-- start of Task material --

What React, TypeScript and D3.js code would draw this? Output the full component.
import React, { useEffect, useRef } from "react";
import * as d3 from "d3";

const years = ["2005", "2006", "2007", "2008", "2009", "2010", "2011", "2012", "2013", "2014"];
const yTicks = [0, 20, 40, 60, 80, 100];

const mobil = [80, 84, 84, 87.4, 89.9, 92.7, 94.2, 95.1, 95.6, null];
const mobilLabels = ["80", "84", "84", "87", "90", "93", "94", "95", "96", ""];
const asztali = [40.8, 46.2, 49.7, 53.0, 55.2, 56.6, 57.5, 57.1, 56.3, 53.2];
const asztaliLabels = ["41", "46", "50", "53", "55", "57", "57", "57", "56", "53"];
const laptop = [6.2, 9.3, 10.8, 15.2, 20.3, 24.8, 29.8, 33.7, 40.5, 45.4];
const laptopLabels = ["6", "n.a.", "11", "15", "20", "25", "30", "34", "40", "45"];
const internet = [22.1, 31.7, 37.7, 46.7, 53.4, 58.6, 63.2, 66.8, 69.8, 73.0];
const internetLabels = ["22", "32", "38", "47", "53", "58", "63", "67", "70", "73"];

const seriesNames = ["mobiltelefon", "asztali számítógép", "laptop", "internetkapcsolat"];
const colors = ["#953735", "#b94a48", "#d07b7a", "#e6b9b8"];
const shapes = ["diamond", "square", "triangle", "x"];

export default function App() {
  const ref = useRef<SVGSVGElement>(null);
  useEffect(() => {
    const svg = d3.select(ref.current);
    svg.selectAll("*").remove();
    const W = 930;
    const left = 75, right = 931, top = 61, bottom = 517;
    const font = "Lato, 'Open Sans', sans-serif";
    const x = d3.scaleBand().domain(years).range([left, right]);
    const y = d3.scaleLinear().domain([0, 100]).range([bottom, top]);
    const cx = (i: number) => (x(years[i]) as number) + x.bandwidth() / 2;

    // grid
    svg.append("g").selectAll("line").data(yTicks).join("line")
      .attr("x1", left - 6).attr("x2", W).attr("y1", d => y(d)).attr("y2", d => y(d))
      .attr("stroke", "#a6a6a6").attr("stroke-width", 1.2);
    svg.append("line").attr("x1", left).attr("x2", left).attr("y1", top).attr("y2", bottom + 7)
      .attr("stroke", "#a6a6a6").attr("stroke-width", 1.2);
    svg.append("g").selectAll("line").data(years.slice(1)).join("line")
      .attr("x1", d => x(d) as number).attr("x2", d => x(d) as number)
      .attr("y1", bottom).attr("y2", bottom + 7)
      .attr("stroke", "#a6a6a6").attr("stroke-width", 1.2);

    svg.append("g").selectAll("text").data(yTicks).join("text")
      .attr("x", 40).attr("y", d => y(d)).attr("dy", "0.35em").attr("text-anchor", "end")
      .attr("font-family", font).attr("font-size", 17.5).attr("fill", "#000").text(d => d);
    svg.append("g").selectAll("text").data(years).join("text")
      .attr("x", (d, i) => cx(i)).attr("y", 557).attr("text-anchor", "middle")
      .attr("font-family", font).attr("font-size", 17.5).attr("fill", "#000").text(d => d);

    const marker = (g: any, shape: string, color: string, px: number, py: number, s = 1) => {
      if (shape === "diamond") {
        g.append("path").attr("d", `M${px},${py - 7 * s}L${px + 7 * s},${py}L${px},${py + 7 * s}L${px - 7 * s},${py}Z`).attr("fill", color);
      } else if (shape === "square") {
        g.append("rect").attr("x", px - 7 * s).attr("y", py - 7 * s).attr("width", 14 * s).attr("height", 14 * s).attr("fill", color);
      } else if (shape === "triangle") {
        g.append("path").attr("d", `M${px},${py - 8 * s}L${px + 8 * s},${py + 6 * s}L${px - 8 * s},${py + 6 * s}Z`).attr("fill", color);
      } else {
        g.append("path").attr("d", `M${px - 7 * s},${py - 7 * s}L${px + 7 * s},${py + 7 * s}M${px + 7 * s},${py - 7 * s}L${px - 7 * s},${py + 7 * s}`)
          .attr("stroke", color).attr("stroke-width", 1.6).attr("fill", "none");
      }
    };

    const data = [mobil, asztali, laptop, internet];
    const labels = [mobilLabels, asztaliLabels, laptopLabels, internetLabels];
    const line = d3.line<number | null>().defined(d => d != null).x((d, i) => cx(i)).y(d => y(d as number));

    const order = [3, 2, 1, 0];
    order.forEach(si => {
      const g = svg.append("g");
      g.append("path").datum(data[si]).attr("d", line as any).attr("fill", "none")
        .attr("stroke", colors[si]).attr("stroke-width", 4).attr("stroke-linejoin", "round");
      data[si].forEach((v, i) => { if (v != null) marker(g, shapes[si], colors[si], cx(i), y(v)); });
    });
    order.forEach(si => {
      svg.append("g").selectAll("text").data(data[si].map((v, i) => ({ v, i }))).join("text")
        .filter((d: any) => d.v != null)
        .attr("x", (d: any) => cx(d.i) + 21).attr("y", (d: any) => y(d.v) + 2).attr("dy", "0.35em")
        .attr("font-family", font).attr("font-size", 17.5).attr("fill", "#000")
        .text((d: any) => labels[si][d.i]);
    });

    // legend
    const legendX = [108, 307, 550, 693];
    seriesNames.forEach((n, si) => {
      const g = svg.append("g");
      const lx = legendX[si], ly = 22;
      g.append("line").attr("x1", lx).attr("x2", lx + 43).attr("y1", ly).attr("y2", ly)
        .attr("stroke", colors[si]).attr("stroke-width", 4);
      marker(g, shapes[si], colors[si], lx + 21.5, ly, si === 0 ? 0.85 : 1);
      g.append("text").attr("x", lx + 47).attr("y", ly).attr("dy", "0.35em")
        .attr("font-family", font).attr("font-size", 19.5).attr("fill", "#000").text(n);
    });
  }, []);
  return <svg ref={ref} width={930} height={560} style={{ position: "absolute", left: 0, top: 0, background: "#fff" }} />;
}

-- end of Task material --
-- start of Task material --

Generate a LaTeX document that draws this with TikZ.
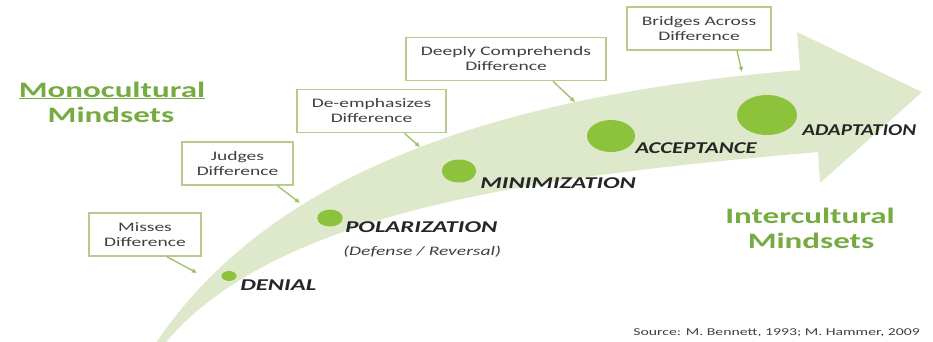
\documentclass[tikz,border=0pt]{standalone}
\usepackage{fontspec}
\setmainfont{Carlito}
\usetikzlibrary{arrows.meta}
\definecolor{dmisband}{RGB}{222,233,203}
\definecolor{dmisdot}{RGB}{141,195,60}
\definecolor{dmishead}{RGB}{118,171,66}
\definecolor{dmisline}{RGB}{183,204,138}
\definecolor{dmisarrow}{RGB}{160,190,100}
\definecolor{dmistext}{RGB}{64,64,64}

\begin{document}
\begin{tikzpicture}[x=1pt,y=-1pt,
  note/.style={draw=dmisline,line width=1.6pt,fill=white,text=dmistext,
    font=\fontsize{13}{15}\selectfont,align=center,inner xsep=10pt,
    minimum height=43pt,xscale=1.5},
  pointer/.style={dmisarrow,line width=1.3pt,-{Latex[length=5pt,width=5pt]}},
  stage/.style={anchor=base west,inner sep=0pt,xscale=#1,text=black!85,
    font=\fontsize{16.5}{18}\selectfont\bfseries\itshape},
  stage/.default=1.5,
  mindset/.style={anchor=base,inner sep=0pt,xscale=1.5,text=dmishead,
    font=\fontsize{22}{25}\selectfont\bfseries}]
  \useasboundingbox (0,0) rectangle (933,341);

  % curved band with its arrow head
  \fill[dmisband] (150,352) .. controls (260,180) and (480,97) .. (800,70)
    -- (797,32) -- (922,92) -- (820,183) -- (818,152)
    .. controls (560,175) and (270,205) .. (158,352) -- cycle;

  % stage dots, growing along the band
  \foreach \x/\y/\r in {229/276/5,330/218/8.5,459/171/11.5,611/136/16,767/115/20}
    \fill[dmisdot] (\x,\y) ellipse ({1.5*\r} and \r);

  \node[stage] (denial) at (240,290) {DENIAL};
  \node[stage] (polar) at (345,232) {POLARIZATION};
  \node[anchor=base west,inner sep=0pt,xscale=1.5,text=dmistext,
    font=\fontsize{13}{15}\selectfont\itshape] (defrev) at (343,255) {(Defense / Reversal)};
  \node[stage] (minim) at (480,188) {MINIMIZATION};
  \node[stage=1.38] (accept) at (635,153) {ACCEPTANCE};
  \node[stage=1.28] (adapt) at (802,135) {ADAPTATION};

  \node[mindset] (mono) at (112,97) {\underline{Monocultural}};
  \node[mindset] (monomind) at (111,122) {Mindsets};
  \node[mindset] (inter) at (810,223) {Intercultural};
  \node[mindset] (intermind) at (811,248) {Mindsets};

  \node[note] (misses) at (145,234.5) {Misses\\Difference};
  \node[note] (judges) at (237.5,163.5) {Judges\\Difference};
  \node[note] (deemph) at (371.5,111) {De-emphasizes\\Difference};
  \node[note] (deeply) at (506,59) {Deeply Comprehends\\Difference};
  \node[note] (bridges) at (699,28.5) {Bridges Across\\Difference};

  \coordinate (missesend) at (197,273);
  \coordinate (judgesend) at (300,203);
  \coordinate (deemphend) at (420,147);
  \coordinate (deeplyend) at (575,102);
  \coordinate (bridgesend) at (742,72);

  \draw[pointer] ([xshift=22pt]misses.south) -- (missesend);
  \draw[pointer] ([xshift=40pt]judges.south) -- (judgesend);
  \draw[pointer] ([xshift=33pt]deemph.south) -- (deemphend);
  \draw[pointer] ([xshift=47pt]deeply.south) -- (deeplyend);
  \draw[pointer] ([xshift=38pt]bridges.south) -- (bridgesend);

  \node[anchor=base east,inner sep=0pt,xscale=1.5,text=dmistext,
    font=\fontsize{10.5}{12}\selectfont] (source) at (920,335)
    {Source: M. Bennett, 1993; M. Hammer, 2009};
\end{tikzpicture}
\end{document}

-- end of Task material --

* **What is needed**
Looking at the data above, return every line from the one with "What React, TypeScript" down to the one with "import * as", exactly and inclusively.

* **Final result**
What React, TypeScript and D3.js code would draw this? Output the full component.
import React, { useEffect, useRef } from "react";
import * as d3 from "d3";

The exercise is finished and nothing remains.